(PROBLEM REQUIREMENTS): All of the data should be repeated exactly; pictures are not part of the copy.

(DATA EXCERPT):
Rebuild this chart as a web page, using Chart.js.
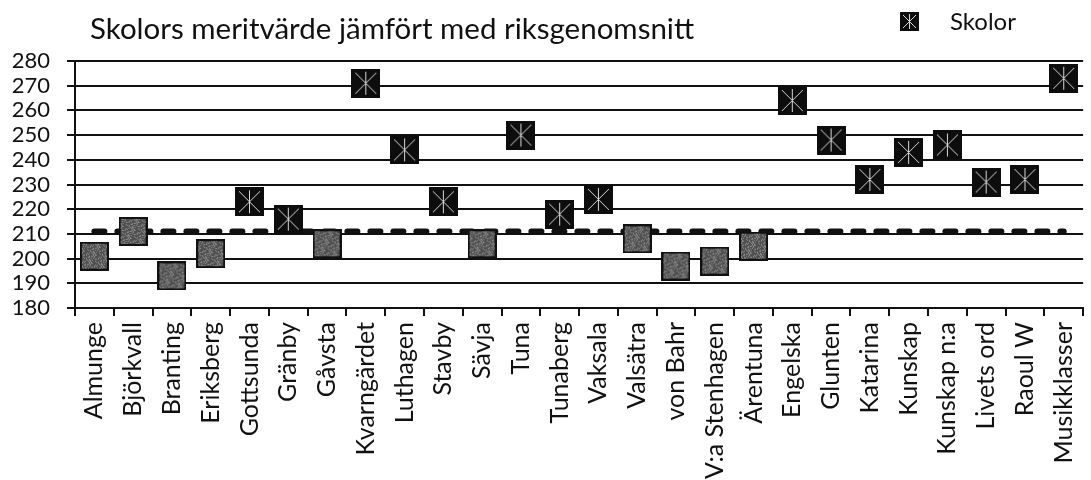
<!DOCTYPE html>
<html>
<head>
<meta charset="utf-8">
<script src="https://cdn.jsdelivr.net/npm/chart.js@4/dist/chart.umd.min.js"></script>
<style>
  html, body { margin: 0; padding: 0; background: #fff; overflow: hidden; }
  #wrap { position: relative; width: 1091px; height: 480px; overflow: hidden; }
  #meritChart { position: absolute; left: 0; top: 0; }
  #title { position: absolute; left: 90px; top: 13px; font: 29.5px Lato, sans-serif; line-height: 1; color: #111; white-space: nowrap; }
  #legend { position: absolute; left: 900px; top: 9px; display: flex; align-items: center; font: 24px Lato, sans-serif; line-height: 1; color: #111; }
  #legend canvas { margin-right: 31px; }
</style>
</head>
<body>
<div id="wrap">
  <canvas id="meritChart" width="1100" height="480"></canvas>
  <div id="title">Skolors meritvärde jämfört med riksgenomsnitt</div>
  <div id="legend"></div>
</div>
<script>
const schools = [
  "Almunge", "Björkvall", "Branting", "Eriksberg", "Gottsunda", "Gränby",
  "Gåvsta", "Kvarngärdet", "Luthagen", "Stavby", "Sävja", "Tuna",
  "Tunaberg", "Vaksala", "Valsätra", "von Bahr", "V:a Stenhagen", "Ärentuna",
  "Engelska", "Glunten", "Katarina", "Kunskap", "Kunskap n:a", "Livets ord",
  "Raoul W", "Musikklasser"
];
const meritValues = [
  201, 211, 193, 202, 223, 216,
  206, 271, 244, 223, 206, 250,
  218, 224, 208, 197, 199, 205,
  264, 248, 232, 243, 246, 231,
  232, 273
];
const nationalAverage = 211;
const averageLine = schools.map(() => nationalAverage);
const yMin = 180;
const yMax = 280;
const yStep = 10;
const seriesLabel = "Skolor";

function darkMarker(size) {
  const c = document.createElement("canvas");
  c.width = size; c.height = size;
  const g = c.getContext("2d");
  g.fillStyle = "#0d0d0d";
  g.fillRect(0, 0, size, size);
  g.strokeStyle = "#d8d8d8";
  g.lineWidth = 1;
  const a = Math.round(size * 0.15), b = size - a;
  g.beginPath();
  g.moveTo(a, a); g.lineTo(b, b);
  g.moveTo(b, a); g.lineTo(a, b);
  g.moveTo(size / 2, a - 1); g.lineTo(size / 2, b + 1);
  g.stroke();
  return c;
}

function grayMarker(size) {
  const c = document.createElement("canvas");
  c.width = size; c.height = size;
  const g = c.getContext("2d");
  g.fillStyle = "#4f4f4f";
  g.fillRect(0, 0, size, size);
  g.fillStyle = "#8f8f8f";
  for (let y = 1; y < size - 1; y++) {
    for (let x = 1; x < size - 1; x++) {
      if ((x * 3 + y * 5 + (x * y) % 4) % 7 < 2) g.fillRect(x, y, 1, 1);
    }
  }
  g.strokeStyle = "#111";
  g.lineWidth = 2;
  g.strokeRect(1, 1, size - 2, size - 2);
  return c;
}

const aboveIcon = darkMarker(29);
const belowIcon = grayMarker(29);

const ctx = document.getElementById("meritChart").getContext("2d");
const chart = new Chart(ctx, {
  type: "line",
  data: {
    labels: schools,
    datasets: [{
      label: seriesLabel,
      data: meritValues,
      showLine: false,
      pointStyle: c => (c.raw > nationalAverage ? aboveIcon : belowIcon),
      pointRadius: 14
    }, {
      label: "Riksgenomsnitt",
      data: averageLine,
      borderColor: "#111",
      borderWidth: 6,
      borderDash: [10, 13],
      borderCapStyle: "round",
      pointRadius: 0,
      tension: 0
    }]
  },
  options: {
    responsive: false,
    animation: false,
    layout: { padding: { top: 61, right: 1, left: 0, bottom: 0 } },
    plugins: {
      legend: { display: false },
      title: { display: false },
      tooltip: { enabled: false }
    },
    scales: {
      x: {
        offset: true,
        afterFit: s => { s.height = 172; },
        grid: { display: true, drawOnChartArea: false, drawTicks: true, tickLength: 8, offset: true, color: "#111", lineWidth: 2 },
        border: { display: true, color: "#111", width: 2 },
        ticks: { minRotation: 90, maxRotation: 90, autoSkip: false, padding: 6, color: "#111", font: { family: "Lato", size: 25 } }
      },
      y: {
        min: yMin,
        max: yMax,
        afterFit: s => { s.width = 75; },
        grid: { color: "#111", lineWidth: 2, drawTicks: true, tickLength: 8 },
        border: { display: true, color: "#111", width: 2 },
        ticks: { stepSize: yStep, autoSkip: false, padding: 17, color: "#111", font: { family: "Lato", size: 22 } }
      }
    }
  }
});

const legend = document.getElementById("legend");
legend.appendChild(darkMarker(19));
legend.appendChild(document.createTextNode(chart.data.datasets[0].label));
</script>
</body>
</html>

(SOLUTION FOR THIS EXERCISE):
Rebuild this chart as a web page, using Chart.js.
<!DOCTYPE html>
<html>
<head>
<meta charset="utf-8">
<script src="https://cdn.jsdelivr.net/npm/chart.js@4/dist/chart.umd.min.js"></script>
<style>
  html, body { margin: 0; padding: 0; background: #fff; overflow: hidden; }
  #wrap { position: relative; width: 1091px; height: 480px; overflow: hidden; }
  #meritChart { position: absolute; left: 0; top: 0; }
  #title { position: absolute; left: 90px; top: 13px; font: 29.5px Lato, sans-serif; line-height: 1; color: #111; white-space: nowrap; }
  #legend { position: absolute; left: 900px; top: 9px; display: flex; align-items: center; font: 24px Lato, sans-serif; line-height: 1; color: #111; }
  #legend canvas { margin-right: 31px; }
</style>
</head>
<body>
<div id="wrap">
  <canvas id="meritChart" width="1100" height="480"></canvas>
  <div id="title">Skolors meritvärde jämfört med riksgenomsnitt</div>
  <div id="legend"></div>
</div>
<script>
const schools = [
  "Almunge", "Björkvall", "Branting", "Eriksberg", "Gottsunda", "Gränby",
  "Gåvsta", "Kvarngärdet", "Luthagen", "Stavby", "Sävja", "Tuna",
  "Tunaberg", "Vaksala", "Valsätra", "von Bahr", "V:a Stenhagen", "Ärentuna",
  "Engelska", "Glunten", "Katarina", "Kunskap", "Kunskap n:a", "Livets ord",
  "Raoul W", "Musikklasser"
];
const meritValues = [
  201, 211, 193, 202, 223, 216,
  206, 271, 244, 223, 206, 250,
  218, 224, 208, 197, 199, 205,
  264, 248, 232, 243, 246, 231,
  232, 273
];
const nationalAverage = 211;
const averageLine = schools.map(() => nationalAverage);
const yMin = 180;
const yMax = 280;
const yStep = 10;
const seriesLabel = "Skolor";

function darkMarker(size) {
  const c = document.createElement("canvas");
  c.width = size; c.height = size;
  const g = c.getContext("2d");
  g.fillStyle = "#0d0d0d";
  g.fillRect(0, 0, size, size);
  g.strokeStyle = "#d8d8d8";
  g.lineWidth = 1;
  const a = Math.round(size * 0.15), b = size - a;
  g.beginPath();
  g.moveTo(a, a); g.lineTo(b, b);
  g.moveTo(b, a); g.lineTo(a, b);
  g.moveTo(size / 2, a - 1); g.lineTo(size / 2, b + 1);
  g.stroke();
  return c;
}

function grayMarker(size) {
  const c = document.createElement("canvas");
  c.width = size; c.height = size;
  const g = c.getContext("2d");
  g.fillStyle = "#4f4f4f";
  g.fillRect(0, 0, size, size);
  g.fillStyle = "#8f8f8f";
  for (let y = 1; y < size - 1; y++) {
    for (let x = 1; x < size - 1; x++) {
      if ((x * 3 + y * 5 + (x * y) % 4) % 7 < 2) g.fillRect(x, y, 1, 1);
    }
  }
  g.strokeStyle = "#111";
  g.lineWidth = 2;
  g.strokeRect(1, 1, size - 2, size - 2);
  return c;
}

const aboveIcon = darkMarker(29);
const belowIcon = grayMarker(29);

const ctx = document.getElementById("meritChart").getContext("2d");
const chart = new Chart(ctx, {
  type: "line",
  data: {
    labels: schools,
    datasets: [{
      label: seriesLabel,
      data: meritValues,
      showLine: false,
      pointStyle: c => (c.raw > nationalAverage ? aboveIcon : belowIcon),
      pointRadius: 14
    }, {
      label: "Riksgenomsnitt",
      data: averageLine,
      borderColor: "#111",
      borderWidth: 6,
      borderDash: [10, 13],
      borderCapStyle: "round",
      pointRadius: 0,
      tension: 0
    }]
  },
  options: {
    responsive: false,
    animation: false,
    layout: { padding: { top: 61, right: 1, left: 0, bottom: 0 } },
    plugins: {
      legend: { display: false },
      title: { display: false },
      tooltip: { enabled: false }
    },
    scales: {
      x: {
        offset: true,
        afterFit: s => { s.height = 172; },
        grid: { display: true, drawOnChartArea: false, drawTicks: true, tickLength: 8, offset: true, color: "#111", lineWidth: 2 },
        border: { display: true, color: "#111", width: 2 },
        ticks: { minRotation: 90, maxRotation: 90, autoSkip: false, padding: 6, color: "#111", font: { family: "Lato", size: 25 } }
      },
      y: {
        min: yMin,
        max: yMax,
        afterFit: s => { s.width = 75; },
        grid: { color: "#111", lineWidth: 2, drawTicks: true, tickLength: 8 },
        border: { display: true, color: "#111", width: 2 },
        ticks: { stepSize: yStep, autoSkip: false, padding: 17, color: "#111", font: { family: "Lato", size: 22 } }
      }
    }
  }
});

const legend = document.getElementById("legend");
legend.appendChild(darkMarker(19));
legend.appendChild(document.createTextNode(chart.data.datasets[0].label));
</script>
</body>
</html>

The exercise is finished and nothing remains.